Perché Europa e Russia non vogliono più Google

È arrivato il conto del Datagate. Se la diatriba Spagna-Google è tutta basata sulle intricate questioni sul diritto d’autore e la libera diffusione dei contenuti sul web, quella di Mosca è figlia delle pratiche di spionaggio incontrollate della NSA. Putin lo aveva detto: “Gli USA spieghino in che modo spiano i politici e i cittadini europei e con quali finalità”. Obama prima si era tirato indietro poi aveva ammesso lo sconfinamento della National Security Agency, promettendo che mai più i leader amici del vecchio continente sarebbero stati oggetto della morbosa curiosità dell’agenzia nazionale a stelle e strisce.

Non contento, il leader russo aveva accolto Edward Snowden, goccia traboccante del vaso di Pandora federale, all’interno dei suoi confini, assicurandoli protezione in cambio di una continua diffusione dei documenti sottratti durante gli anni di lavoro presso diverse sedi della NSA come appaltatore della Booz Allen Hamilton. Da Bruxelles intanto arrivavano voci di una possibile legge mirata a limitare il potere investigativo della NSA in Europa e soprattutto della sua controparte britannica, la GCHQ, i cui legami con la sorella maggiore statunitense sono stati individuati più di una volta all’interno dei file di Snowden.

Vista l’impasse dell’Unione Europea a più di un anno di distanza dal Datagate, la Russia ha deciso di proseguire anche stavolta da sola, promulgando una legge dai toni nazionalisti, ma che dovrebbe consentire un maggiore controllo sulle informazioni digitali in entrata e uscita dal paese, come spiega il Guardian. Una nuova legge approvata dalla Federazione chiede infatti che le aziende tecnologiche che operano all’interno dei confini nazionali, e che gestiscono dati dei cittadini russi, provvedano ad immagazzinare tali informazioni all’interno di server localizzati in Russia e non più all’estero come succedeva finora.

Una decisione che è la diretta conseguenza della notizia secondo cui la NSA riusciva a spiare i navigatori del web (anche russi) semplicemente “violando” i server dei big di internet, localizzati per lo più negli Stati Uniti. In questo modo la Russia sceglie di eliminare il problema alla fonte, decidendo di controllare a livello statale chi può avere accesso alle informazioni digitali dei suoi cittadini, preservandole dagli occhi indiscreti delle spie americane e britanniche.

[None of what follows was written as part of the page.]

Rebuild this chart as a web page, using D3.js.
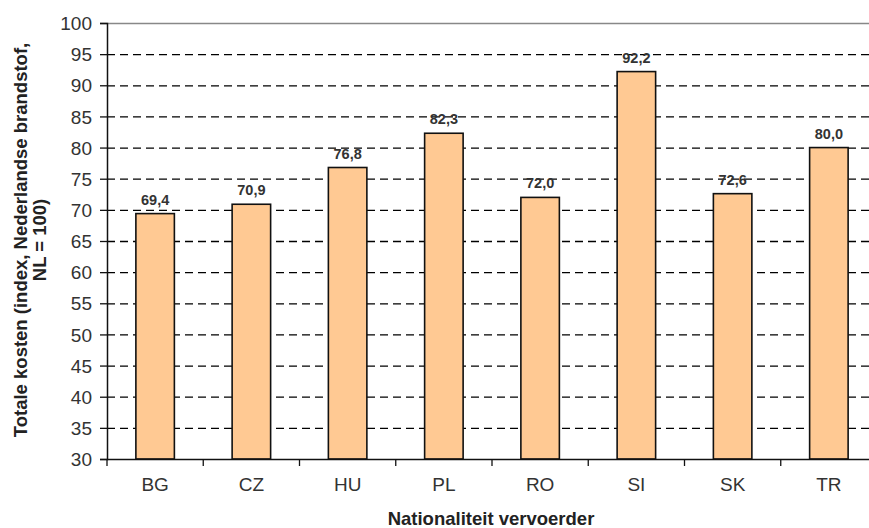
<!DOCTYPE html>
<html><head><meta charset="utf-8">
<script src="https://cdn.jsdelivr.net/npm/d3@7"></script>
<style>body{margin:0;background:#fff}svg{display:block}text{font-family:Arial,"Liberation Sans",sans-serif}</style>
</head><body><svg id="c" width="869" height="528"></svg>
<script>
const categories = ["BG","CZ","HU","PL","RO","SI","SK","TR"];
const values = [69.4,70.9,76.8,82.3,72.0,92.2,72.6,80.0];
const yTicks = [30,35,40,45,50,55,60,65,70,75,80,85,90,95,100];
const yTitle = ["Totale kosten (index, Nederlandse brandstof,","NL = 100)"];
const xTitle = "Nationaliteit vervoerder";

const svg = d3.select("#c");
const L=107, R=877, T=23, B=459;
const x = d3.scaleBand().domain(categories).range([L,R]).paddingInner(0.6).paddingOuter(0.3);
const y = d3.scaleLinear().domain([30,100]).range([B,T]);
const FF = "Arial,'Liberation Sans',sans-serif";

// gridlines
svg.append("g").selectAll("line").data(yTicks.filter(d=>d>30&&d<100)).join("line")
  .attr("x1",L).attr("x2",R).attr("y1",d=>y(d)+0.5).attr("y2",d=>y(d)+0.5)
  .attr("stroke","#000").attr("stroke-width",1.3).attr("stroke-dasharray","8,5");
// top border
svg.append("line").attr("x1",L).attr("x2",R).attr("y1",y(100)+0.5).attr("y2",y(100)+0.5)
  .attr("stroke","#888").attr("stroke-width",1.3);

// bars
svg.append("g").selectAll("rect").data(values).join("rect")
  .attr("x",(d,i)=>x(categories[i])).attr("width",x.bandwidth())
  .attr("y",d=>y(d)).attr("height",d=>B-y(d))
  .attr("fill","#FFC993").attr("stroke","#111").attr("stroke-width",1.6);

// value labels
svg.append("g").selectAll("text").data(values).join("text")
  .attr("x",(d,i)=>x(categories[i])+x.bandwidth()/2).attr("y",d=>y(d)-9)
  .attr("text-anchor","middle").attr("font-size",14.5).attr("font-weight","bold").attr("fill","#333")
  .text(d=>d.toFixed(1).replace(".",","));

// y axis
const ya = svg.append("g").attr("transform",`translate(${L},0)`)
  .call(d3.axisLeft(y).tickValues(yTicks).tickSize(7).tickPadding(8).tickFormat(d3.format("d")));
ya.select(".domain").attr("stroke","#111").attr("stroke-width",1.5);
ya.selectAll(".tick line").attr("stroke","#111").attr("stroke-width",1.3);
ya.selectAll(".tick text").attr("font-size",19).attr("fill","#333").attr("font-family",FF).attr("dy","0.35em");

// x axis
const xa = svg.append("g").attr("transform",`translate(0,${B})`)
  .call(d3.axisBottom(x).tickSize(0).tickPadding(19));
xa.select(".domain").remove();
xa.selectAll(".tick text").attr("font-size",19).attr("fill","#333").attr("font-family",FF);
svg.append("line").attr("x1",L).attr("x2",R).attr("y1",B+0.5).attr("y2",B+0.5).attr("stroke","#111").attr("stroke-width",1.5);
const step = x.step();
const sep = d3.range(categories.length+1).map(i=>x(categories[0]) - x.paddingOuter()*step + i*step);
svg.append("g").selectAll("line").data(sep).join("line")
  .attr("x1",d=>d).attr("x2",d=>d).attr("y1",B).attr("y2",B+7)
  .attr("stroke","#111").attr("stroke-width",1.3);

// titles
svg.append("text").attr("x",491).attr("y",525).attr("text-anchor","middle")
  .attr("font-size",18.5).attr("font-weight","bold").attr("fill","#222").text(xTitle);
const yt = svg.append("text").attr("transform","translate(27,240) rotate(-90)")
  .attr("text-anchor","middle").attr("font-size",18.5).attr("font-weight","bold").attr("fill","#222");
yTitle.forEach((t,i)=>yt.append("tspan").attr("x",0).attr("dy",i?19:0).text(t));
</script></body></html>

Si tratta di una norma che permetterà al governo di operare su un doppio fronte, almeno a livello tecnico. Prima di tutto le aziende nazionali hi-tech si avvantaggeranno nei confronti dei competitor stranieri. È il caso di Yandex, il motore di ricerca che detiene circa i due terzi del mercato delle ricerche online nel paese. Con questa mossa i brand che operano con dati sensibili e che hanno già server in Russia per la gestione delle informazioni, non dovranno modificare i loro piani, visto che soddisfano già i requisiti richiesti dalla nuova legge.

Il secondo punto è la silenziosa, ma netta, presa di posizione della Russia nei confronti di chi vuole fare business con i dati dei suoi cittadini. Non solo Google ma anche altre compagnie tecnologiche potrebbero essere costrette ad utilizzare server locali per continuare a lavorare con il pubblico, davvero ampio, che ricade sotto la legislazione di Mosca. L’altra chance sarebbe chiudere baracca e trasferire i propri lavoratori in altre sedi, staccando la spina ai servizi offerti sul territorio. Proprio quello che pare stia facendo Google, che ha già affermato come i lavoratori, per lo più tecnici, stanziati in Russia, verranno trasferiti altrove. Una risposta che sa di resa.